For the second time since 2022, the Diocese of Syracuse Office of Vocation Promotion is launching the “Called by Name” initiative. This program provides an opportunity for parishes and schools throughout the diocese to prayerfully consider the young people in their pews and their classrooms who possess the qualities of a future Church leader, and then invite these young men and women to consider a vocation in the Church. In 2022, the program only involved parishes, but this year the program is expanding to include diocesan schools, as well.

“This year, we’re rolling it out to parishes and all of our Catholic schools. ….This is a step forward for this program, which is great.
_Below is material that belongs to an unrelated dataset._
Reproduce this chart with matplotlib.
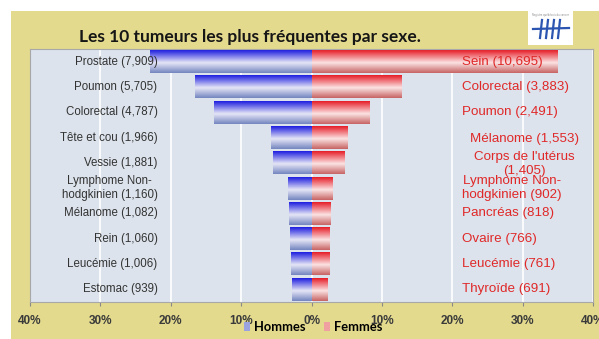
import numpy as np
import matplotlib
matplotlib.use("Agg")
import matplotlib.pyplot as plt
from matplotlib.patches import Patch, Rectangle
from matplotlib.lines import Line2D

# Men: top 10 sites with case counts
men_sites = ["Prostate", "Poumon", "Colorectal", "Tête et cou", "Vessie",
             "Lymphome Non-\nhodgkinien", "Mélanome", "Rein", "Leucémie", "Estomac"]
men_counts = [7909, 5705, 4787, 1966, 1881, 1160, 1082, 1060, 1006, 939]
men_total = 34400

# Women: top 10 sites with case counts
women_sites = ["Sein", "Colorectal", "Poumon", "Mélanome", "Corps de l'utérus\n",
               "Lymphome Non-\nhodgkinien", "Pancréas", "Ovaire", "Leucémie", "Thyroïde"]
women_counts = [10695, 3883, 2491, 1553, 1405, 902, 818, 766, 761, 691]
women_total = 30700

ticks = [-40, -30, -20, -10, 0, 10, 20, 30, 40]
tick_labels = ["40%", "30%", "20%", "10%", "0%", "10%", "20%", "30%", "40%"]

men_pct = [100 * c / men_total for c in men_counts]
women_pct = [100 * c / women_total for c in women_counts]

BG = "#e3da8e"
PLOT_BG = "#dce3ec"
MEN_TXT = "#333333"
WOMEN_TXT = "#e02828"


def gradient(top, mid, bottom, n=64):
    top, mid, bottom = (np.array(matplotlib.colors.to_rgb(c)) for c in (top, mid, bottom))
    t = np.linspace(0, 1, n)[:, None]
    first = top + (mid - top) * np.clip(t / 0.55, 0, 1)
    second = mid + (bottom - mid) * np.clip((t - 0.55) / 0.45, 0, 1)
    g = np.where(t < 0.55, first, second)
    return g[:, None, :]


blue_grad = gradient("#1e1ee0", "#e6e6f6", "#7486c0")
red_grad = gradient("#e61e28", "#fbe3e3", "#c86464")

fig = plt.figure(figsize=(5.99, 3.39), dpi=100)
fig.patch.set_facecolor("white")
fig.patches.append(Rectangle((11 / 599, 0), 1, 1 - 11 / 339, transform=fig.transFigure,
                             facecolor=BG, edgecolor="none", zorder=-5))

ax = fig.add_axes([30 / 599, 37 / 339, 563 / 599, 253 / 339])
ax.set_facecolor(PLOT_BG)

y = np.arange(len(men_counts))
h = 0.9
men_bars = ax.barh(y, [-v for v in men_pct], height=h, color="none", zorder=2)
women_bars = ax.barh(y, women_pct, height=h, color="none", zorder=2)

# fill each bar with a vertical gradient
for bars, grad in ((men_bars, blue_grad), (women_bars, red_grad)):
    for b in bars:
        x0, x1 = sorted([b.get_x(), b.get_x() + b.get_width()])
        y0 = b.get_y()
        ax.imshow(grad, extent=[x0, x1, y0 + b.get_height(), y0], aspect="auto",
                  interpolation="bilinear", zorder=2)

ax.set_xlim(-40, 40)
ax.set_ylim(len(y) - 0.5, -0.5)
ax.set_xticks(ticks)
ax.set_xticklabels(tick_labels, fontsize=8.5, fontweight="bold", color="#3a3a3a",
                   family="Liberation Sans")
ax.tick_params(axis="x", length=3, color="#888888", pad=6)
ax.set_yticks([])
ax.grid(axis="x", color="white", linewidth=1.2, zorder=1)
ax.set_axisbelow(True)
for s in ax.spines.values():
    s.set_color("#a8a8a8")
    s.set_linewidth(0.8)

# category labels
for i, (name, n) in enumerate(zip(men_sites, men_counts)):
    ax.text(-21.9, i, f"{name} ({n:,})", ha="right", va="center", multialignment="center",
            fontsize=8.3, linespacing=1.15, color=MEN_TXT, family="Liberation Sans", zorder=4)

for i, (name, n) in enumerate(zip(women_sites, women_counts)):
    label = f"{name}({n:,})" if name.endswith("\n") else f"{name} ({n:,})"
    style = dict(va="center", multialignment="center", fontsize=9.6, linespacing=1.2,
                 color=WOMEN_TXT, family="Liberation Sans", zorder=4)
    if name.endswith("\n") or name == "Mélanome":
        ax.text(30.3, i + 0.05, label, ha="center", **style)
    else:
        ax.text(21.4, i, label, ha="left", **style)

fig.text(250 / 599, 1 - 37 / 339, "Les 10 tumeurs les plus fréquentes par sexe.",
         ha="center", va="center", fontsize=12.5, fontweight="bold", color="#161616",
         family="Lato", zorder=-1)

# legend
handles = [Patch(facecolor="#9aa2e0", edgecolor="none", label="Hommes"),
           Patch(facecolor="#f0a0a0", edgecolor="none", label="Femmes")]
fig.legend(handles=handles, loc="center", bbox_to_anchor=(313 / 599, 12 / 339), ncol=2,
           frameon=False, handlelength=0.5, handleheight=0.6, handletextpad=0.3,
           columnspacing=1.4, prop={"family": "Lato", "weight": "bold", "size": 9.3})

# small logo in the top right corner
fig.patches.append(Rectangle((528 / 599, 1 - 45 / 339), 45 / 599, 34 / 339,
                             transform=fig.transFigure, facecolor="white",
                             edgecolor="none", zorder=1))
fig.text(550 / 599, 1 - 15 / 339, "Registre québécois du cancer", ha="center", va="center",
         fontsize=1.8, color="#888888")
logo_lines = [((533, 569), (29, 28))]
for xs in (541, 547, 553, 559):
    logo_lines.append(((xs + 1, xs - 1), (20, 38)))
for xs, ys in logo_lines:
    fig.lines.append(Line2D([v / 599 for v in xs], [1 - v / 339 for v in ys],
                            transform=fig.transFigure, color="#2b55b0", linewidth=1.6))

fig.savefig("out.png", dpi=100, facecolor=fig.get_facecolor())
The Catholic Schools office has been so supportive of the work of vocation promotion in our Catholic schools,” said Father Jason Hage, director of the Office of Vocation Promotion.

Parishes are invited to conduct their nomination process the weekend of June 7 and 8, which is also the weekend our diocese will be celebrating ordinations to the priesthood at the Cathedral of the Immaculate Conception in Syracuse. At all weekend Masses on June 7 and 8, parishes will distribute nomination ballots to the congregation and ask parishioners during Mass to write in the name of a young person from their parish that they think would make a good priest, deacon, and/or consecrated religious.

Schools are invited to conduct their nomination process the week leading up to our priestly ordinations, which is the week of June 2 through June 6. Nomination ballots will be distributed to faculty and staff the week of June 2, and they will be asked to write in the name of a young person (from grades 8 through 12) from their school that they think would make a good candidate for holy orders and/or consecrated life.

After the nominations are submitted, vocation ministry teams in parishes and schools will provide the list of names to the Office of Vocation Promotion, and Father Hage will then send a personal invitation to the parents/guardians of the nominees for them to join Bishop Lucia for his annual Vocations Picnic on Monday, Aug. 4 at Immaculate Conception Parish in Fayetteville. An evening of dinner, conversation, and prayer with the clergy and consecrated religious from the Diocese of Syracuse, this annual picnic is a great way for young people to explore their own vocation more deeply.

Father Hage said that through the Called by Name program, the faithful laity throughout the Diocese can take on a more active role in vocation promotion. “I think [the lay faithful] are essential in the work of vocation promotion. … They can take a proactive role in calling for a future Church leader,” he explained.

Father also emphasized the importance of extending an invitation to young people directly, to consider the call to religious life, an essential aspect of the Called by Name initiative.

“A majority of young people will not respond [to the call] until someone from the parish or faith community they belong to or the school steps forward and says, ‘Hey, I think you’d make a great priest, [or] I think you’d make a great religious sister. Have you ever thought about it?’ … Just showing the power of the ‘ask’.”